Referring to Arunachal Pradesh as ‘India’s pride’ and hailing the patriotism of its 1.25 million residents, Modi’s speech at the airport inauguration was directed more to his domestic constituency than to China. Modi’s Hindu nationalist Bharatiya Janata Party attaches a lot of symbolic pride to the motherland and prioritises Indian assertion of sovereign control of border states such as Arunachal Pradesh. It blames the Congress Party and former prime minister Jawaharlal Nehru’s indecisiveness and weakness for India’s loss in the 1962 war against China, a defeat that remains a source of shame in the Hindu nationalist psyche. Modi’s pitch for preserving India’s sovereignty and territorial integrity as an election looms is thus mostly about declaring his strength to his party and the nation.

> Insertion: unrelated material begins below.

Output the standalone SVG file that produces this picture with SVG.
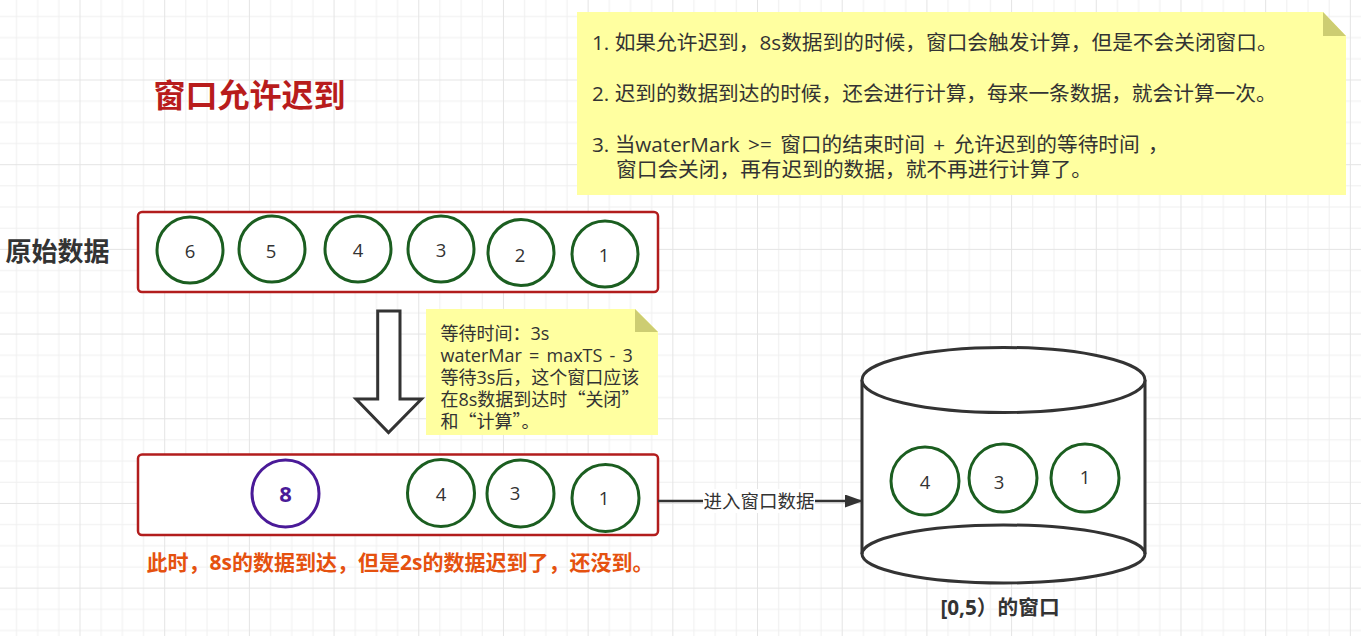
<svg xmlns="http://www.w3.org/2000/svg" width="1361" height="636" viewBox="0 0 1361 636">
<style>
.t{font-family:"Open Sans","Noto Sans CJK SC",sans-serif;fill:#333}
.cj{font-family:"Noto Sans CJK SC",sans-serif}
.c{fill:#fff;stroke:#1B5E20;stroke-width:3}
.n{font-size:18.5px;text-anchor:middle}
.box{fill:#fff;stroke:#B21D1D;stroke-width:2.5}
.note{fill:#FFFFA0}
.fold{fill:#CDCD72}
.ln{stroke:#333;stroke-width:3;fill:#fff}
</style>
<defs>
<pattern id="grid" patternUnits="userSpaceOnUse" x="-5.19" y="-5.19" width="84.69" height="84.69">
<path d="M21.67 0V84.69M42.85 0V84.69M64.02 0V84.69M0 21.67H84.69M0 42.85H84.69M0 64.02H84.69" stroke="#f0f0f0" stroke-width="1" fill="none"/>
<path d="M0.5 0V84.69M0 0.5H84.69" stroke="#e4e4e4" stroke-width="1" fill="none"/>
</pattern>
<marker id="arr" markerUnits="userSpaceOnUse" markerWidth="19" markerHeight="14" refX="18" refY="6.5" orient="auto">
<path d="M0 0L18 6.5L0 13Z" fill="#333"/>
</marker>
</defs>
<rect width="1361" height="636" fill="#fff"/>
<rect width="1361" height="636" fill="url(#grid)"/>

<g id="title"><text class="t" x="249.5" y="107" font-size="32" font-weight="bold" text-anchor="middle" style="fill:#B81C1C">窗口允许迟到</text></g>

<g id="note-top">
<path class="note" d="M577 12H1323L1346 36V195H577Z"/>
<path class="fold" d="M1323 12V36H1346Z"/>
<g class="t" font-size="20.7">
<text x="592" y="49.5">1. 如果允许迟到，8s数据到的时候，窗口会触发计算，但是不会关闭窗口。</text>
<text x="592" y="100.5">2. 迟到的数据到达的时候，还会进行计算，每来一条数据，就会计算一次。</text>
<text x="592" y="151.5">3. <tspan word-spacing="3">当waterMark &gt;= 窗口的结束时间 + 允许迟到的等待时间 ，</tspan></text>
<text x="616" y="177">窗口会关闭，再有迟到的数据，就不再进行计算了。</text>
</g>
</g>

<g id="label-raw"><text class="t" x="57.5" y="261" font-size="26" font-weight="bold" text-anchor="middle">原始数据</text></g>

<g id="raw-data">
<rect class="box" x="138" y="212" width="520" height="80" rx="4"/>
<circle class="c" cx="190" cy="250" r="33"/>
<circle class="c" cx="272" cy="249" r="33"/>
<circle class="c" cx="358" cy="249" r="33"/>
<circle class="c" cx="441" cy="249" r="33"/>
<circle class="c" cx="521" cy="252.5" r="33"/>
<circle class="c" cx="605" cy="254" r="33"/>
<g class="t n">
<text x="190" y="257.5">6</text>
<text x="271" y="257.5">5</text>
<text x="358" y="256.5">4</text>
<text x="441" y="256.5">3</text>
<text x="520" y="262">2</text>
<text x="604" y="261.5">1</text>
</g>
</g>

<g id="down-arrow"><path class="ln" d="M377.7 311H400V399H421.5L388.5 432.5L356 399H377.7Z" stroke-linejoin="miter"/></g>

<g id="note-wait">
<path class="note" d="M426 309H635L658 332V435H426Z"/>
<path class="fold" d="M635 309V332H658Z"/>
<g class="t" font-size="18">
<text x="440.5" y="340">等待时间：3s</text>
<text x="440.5" y="362" word-spacing="2.5">waterMar = maxTS - 3</text>
<text x="440.5" y="384">等待3s后，这个窗口应该</text>
<text x="440.5" y="406">在8s数据到达时<tspan class="cj">“</tspan>关闭<tspan class="cj">”</tspan></text>
<text x="440.5" y="428">和<tspan class="cj">“</tspan>计算<tspan class="cj">”</tspan>。</text>
</g>
</g>

<g id="current-data">
<rect class="box" x="138" y="454.5" width="520" height="80.5" rx="4"/>
<circle cx="285.5" cy="493.5" r="33.5" fill="#fff" stroke="#4A1A98" stroke-width="3"/>
<text class="t" x="285.5" y="501.5" font-size="22" font-weight="bold" text-anchor="middle" style="fill:#4A1A98">8</text>
<circle class="c" cx="441" cy="493" r="33.5"/>
<circle class="c" cx="520.5" cy="493.5" r="33.5"/>
<circle class="c" cx="605.5" cy="498" r="33.5"/>
<g class="t n">
<text x="441" y="500.5">4</text>
<text x="515" y="500">3</text>
<text x="604" y="505">1</text>
</g>
</g>

<g id="caption-late"><text class="t" x="400" y="569.5" font-size="21" font-weight="bold" text-anchor="middle" style="fill:#E5510F">此时，8s的数据到达，但是2s的数据迟到了，还没到。</text></g>

<g id="window">
<path class="ln" d="M862 380V554A141.5 29 0 0 0 1145 554V380"/>
<ellipse class="ln" cx="1003.5" cy="380" rx="141.5" ry="32.5"/>
<path d="M862 554A141.5 29 0 0 1 1145 554" fill="none" stroke="#333" stroke-width="3"/>
<circle class="c" cx="925" cy="481" r="34"/>
<circle class="c" cx="1003" cy="478" r="34"/>
<circle class="c" cx="1085" cy="478" r="34"/>
<g class="t n">
<text x="925" y="488.5">4</text>
<text x="999" y="488.5">3</text>
<text x="1085" y="484">1</text>
</g>
<text class="t" x="1000" y="615" font-size="20.7" font-weight="bold" text-anchor="middle">[0,5）的窗口</text>
</g>

<g id="connectors">
<path d="M658 501H863" stroke="#333" stroke-width="2.5" fill="none" marker-end="url(#arr)"/>
<rect x="703" y="489" width="112" height="24" fill="#fff"/>
<text class="t" x="759" y="508" font-size="18.5" text-anchor="middle">进入窗口数据</text>
</g>
</svg>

To New Delhi, India’s northeast forms a gateway to Southeast Asia and is an integral part of Modi’s ‘Act East’ policy to develop closer links with the countries of the Indo-Pacific. India’s northeastern states have historically been hotbeds of insurgent movements since independence, and infrastructure development and connectivity are fundamental to internal security and stability for the Indian nation. Most importantly for Modi, his infrastructure push in the northeast has so far resulted in unprecedented success for the Bharatiya Janata Party in state elections in a region far removed from the party’s traditional ‘Hindi heartland’ base.

Whether India is miscalculating Beijing’s resolve on Arunachal Pradesh is hard to tell. India’s most recent defence budget has been assessed as inadequate to address the country’s growing strategic challenges, and both quantitatively and qualitatively, India is falling behind China in its defence spending. Analysts believe that India wouldn’t be able to sustain a two-front land-border war with Pakistan in the west and China in the east, should such a situation arise. Nevertheless, India’s emphasis on infrastructure and development in the northeast will help strengthen New Delhi’s position.

The Sino-Indian land boundary dispute is likely to remain a source of low-level friction and antagonism between the two Asian giants. Negotiations and confidence-building measures have yielded little in over the past several years. China is likely to continue testing India’s will and vulnerabilities and gain an advantage where it can. As we see with Modi’s visit to Arunachal Pradesh, India is likely to continue to assert its sovereignty and protect its land borders while managing tensions in other areas of the relationship with China. The danger lies in either side miscalculating the other’s motivation, resolve and patience.